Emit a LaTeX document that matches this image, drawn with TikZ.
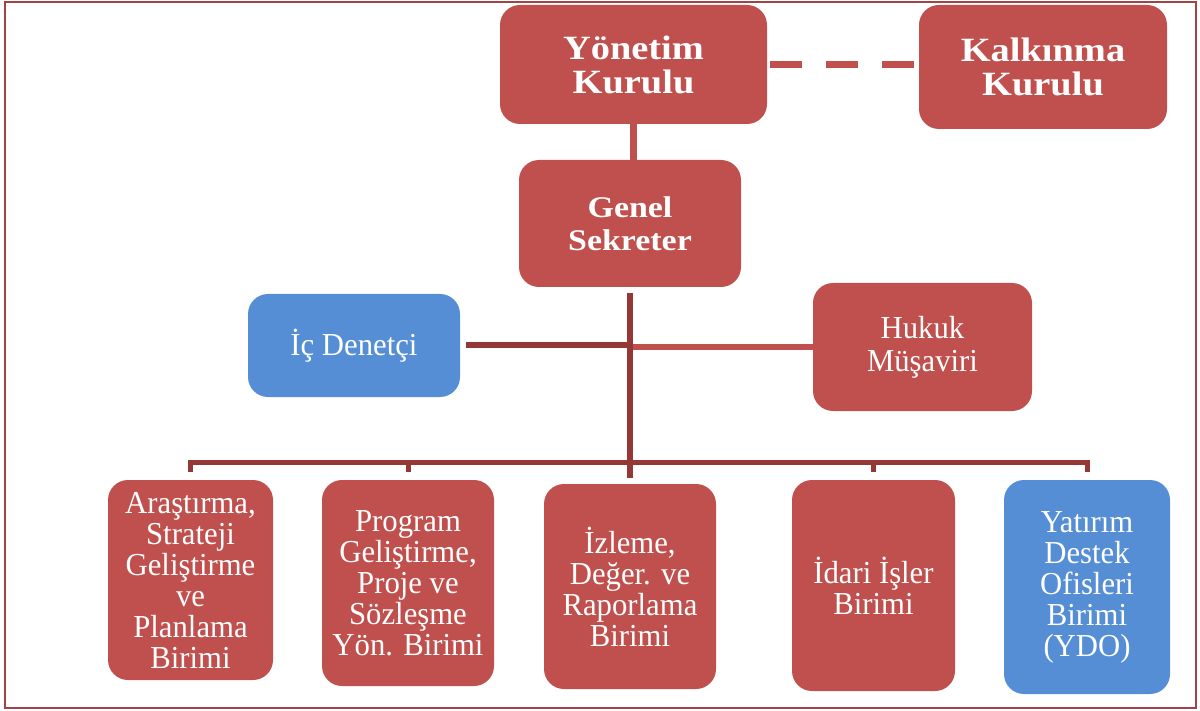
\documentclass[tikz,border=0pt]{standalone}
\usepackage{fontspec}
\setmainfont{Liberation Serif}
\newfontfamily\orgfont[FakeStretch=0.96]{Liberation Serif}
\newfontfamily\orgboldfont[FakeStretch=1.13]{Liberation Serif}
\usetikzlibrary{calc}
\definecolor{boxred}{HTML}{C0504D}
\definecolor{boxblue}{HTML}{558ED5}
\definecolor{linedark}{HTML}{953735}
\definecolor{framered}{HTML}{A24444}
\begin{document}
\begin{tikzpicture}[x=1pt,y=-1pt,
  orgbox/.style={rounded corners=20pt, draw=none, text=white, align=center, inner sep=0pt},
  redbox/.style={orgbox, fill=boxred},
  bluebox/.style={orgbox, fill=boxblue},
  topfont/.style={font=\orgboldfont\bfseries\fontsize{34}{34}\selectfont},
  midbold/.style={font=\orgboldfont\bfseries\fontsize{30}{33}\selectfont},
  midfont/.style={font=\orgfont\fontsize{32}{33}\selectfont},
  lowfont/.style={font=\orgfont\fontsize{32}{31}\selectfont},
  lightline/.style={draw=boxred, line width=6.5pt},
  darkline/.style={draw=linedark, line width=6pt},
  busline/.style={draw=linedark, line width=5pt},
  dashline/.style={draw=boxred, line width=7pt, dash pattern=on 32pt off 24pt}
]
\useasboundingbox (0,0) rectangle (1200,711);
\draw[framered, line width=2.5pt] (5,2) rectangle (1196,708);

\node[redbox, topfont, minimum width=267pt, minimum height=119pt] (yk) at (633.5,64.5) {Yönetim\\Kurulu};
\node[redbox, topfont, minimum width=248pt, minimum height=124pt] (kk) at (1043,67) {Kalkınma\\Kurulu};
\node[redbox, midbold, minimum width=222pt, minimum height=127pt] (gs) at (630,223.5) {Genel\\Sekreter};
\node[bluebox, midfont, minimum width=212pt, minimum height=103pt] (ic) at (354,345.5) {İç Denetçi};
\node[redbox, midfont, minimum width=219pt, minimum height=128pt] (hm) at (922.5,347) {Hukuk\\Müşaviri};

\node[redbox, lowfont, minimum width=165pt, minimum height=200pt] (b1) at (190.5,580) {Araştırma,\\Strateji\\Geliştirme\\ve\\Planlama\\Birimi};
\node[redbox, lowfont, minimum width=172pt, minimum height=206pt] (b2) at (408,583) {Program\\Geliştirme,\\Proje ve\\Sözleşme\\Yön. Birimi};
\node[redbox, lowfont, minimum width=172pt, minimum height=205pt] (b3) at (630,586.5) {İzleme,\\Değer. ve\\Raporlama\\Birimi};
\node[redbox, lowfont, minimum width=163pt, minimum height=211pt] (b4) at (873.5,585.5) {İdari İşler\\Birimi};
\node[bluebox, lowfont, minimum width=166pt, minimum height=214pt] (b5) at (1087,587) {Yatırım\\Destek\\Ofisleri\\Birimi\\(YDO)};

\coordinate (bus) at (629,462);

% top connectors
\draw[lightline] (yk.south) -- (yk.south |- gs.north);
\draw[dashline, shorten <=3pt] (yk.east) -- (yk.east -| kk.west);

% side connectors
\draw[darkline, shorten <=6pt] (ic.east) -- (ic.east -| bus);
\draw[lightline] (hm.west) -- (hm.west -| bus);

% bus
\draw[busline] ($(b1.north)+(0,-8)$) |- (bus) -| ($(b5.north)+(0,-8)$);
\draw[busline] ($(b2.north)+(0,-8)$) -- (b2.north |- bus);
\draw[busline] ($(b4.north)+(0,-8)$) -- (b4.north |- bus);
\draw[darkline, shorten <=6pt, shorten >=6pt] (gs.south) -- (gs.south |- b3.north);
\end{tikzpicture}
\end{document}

■ ■ ■ ■

Quote the data exactly, leaving every image out of the copy.

Emit a LaTeX document that matches this image, drawn with TikZ.
\documentclass[tikz,border=0pt]{standalone}
\usepackage{fontspec}
\setmainfont{Liberation Serif}
\newfontfamily\orgfont[FakeStretch=0.96]{Liberation Serif}
\newfontfamily\orgboldfont[FakeStretch=1.13]{Liberation Serif}
\usetikzlibrary{calc}
\definecolor{boxred}{HTML}{C0504D}
\definecolor{boxblue}{HTML}{558ED5}
\definecolor{linedark}{HTML}{953735}
\definecolor{framered}{HTML}{A24444}
\begin{document}
\begin{tikzpicture}[x=1pt,y=-1pt,
  orgbox/.style={rounded corners=20pt, draw=none, text=white, align=center, inner sep=0pt},
  redbox/.style={orgbox, fill=boxred},
  bluebox/.style={orgbox, fill=boxblue},
  topfont/.style={font=\orgboldfont\bfseries\fontsize{34}{34}\selectfont},
  midbold/.style={font=\orgboldfont\bfseries\fontsize{30}{33}\selectfont},
  midfont/.style={font=\orgfont\fontsize{32}{33}\selectfont},
  lowfont/.style={font=\orgfont\fontsize{32}{31}\selectfont},
  lightline/.style={draw=boxred, line width=6.5pt},
  darkline/.style={draw=linedark, line width=6pt},
  busline/.style={draw=linedark, line width=5pt},
  dashline/.style={draw=boxred, line width=7pt, dash pattern=on 32pt off 24pt}
]
\useasboundingbox (0,0) rectangle (1200,711);
\draw[framered, line width=2.5pt] (5,2) rectangle (1196,708);

\node[redbox, topfont, minimum width=267pt, minimum height=119pt] (yk) at (633.5,64.5) {Yönetim\\Kurulu};
\node[redbox, topfont, minimum width=248pt, minimum height=124pt] (kk) at (1043,67) {Kalkınma\\Kurulu};
\node[redbox, midbold, minimum width=222pt, minimum height=127pt] (gs) at (630,223.5) {Genel\\Sekreter};
\node[bluebox, midfont, minimum width=212pt, minimum height=103pt] (ic) at (354,345.5) {İç Denetçi};
\node[redbox, midfont, minimum width=219pt, minimum height=128pt] (hm) at (922.5,347) {Hukuk\\Müşaviri};

\node[redbox, lowfont, minimum width=165pt, minimum height=200pt] (b1) at (190.5,580) {Araştırma,\\Strateji\\Geliştirme\\ve\\Planlama\\Birimi};
\node[redbox, lowfont, minimum width=172pt, minimum height=206pt] (b2) at (408,583) {Program\\Geliştirme,\\Proje ve\\Sözleşme\\Yön. Birimi};
\node[redbox, lowfont, minimum width=172pt, minimum height=205pt] (b3) at (630,586.5) {İzleme,\\Değer. ve\\Raporlama\\Birimi};
\node[redbox, lowfont, minimum width=163pt, minimum height=211pt] (b4) at (873.5,585.5) {İdari İşler\\Birimi};
\node[bluebox, lowfont, minimum width=166pt, minimum height=214pt] (b5) at (1087,587) {Yatırım\\Destek\\Ofisleri\\Birimi\\(YDO)};

\coordinate (bus) at (629,462);

% top connectors
\draw[lightline] (yk.south) -- (yk.south |- gs.north);
\draw[dashline, shorten <=3pt] (yk.east) -- (yk.east -| kk.west);

% side connectors
\draw[darkline, shorten <=6pt] (ic.east) -- (ic.east -| bus);
\draw[lightline] (hm.west) -- (hm.west -| bus);

% bus
\draw[busline] ($(b1.north)+(0,-8)$) |- (bus) -| ($(b5.north)+(0,-8)$);
\draw[busline] ($(b2.north)+(0,-8)$) -- (b2.north |- bus);
\draw[busline] ($(b4.north)+(0,-8)$) -- (b4.north |- bus);
\draw[darkline, shorten <=6pt, shorten >=6pt] (gs.south) -- (gs.south |- b3.north);
\end{tikzpicture}
\end{document}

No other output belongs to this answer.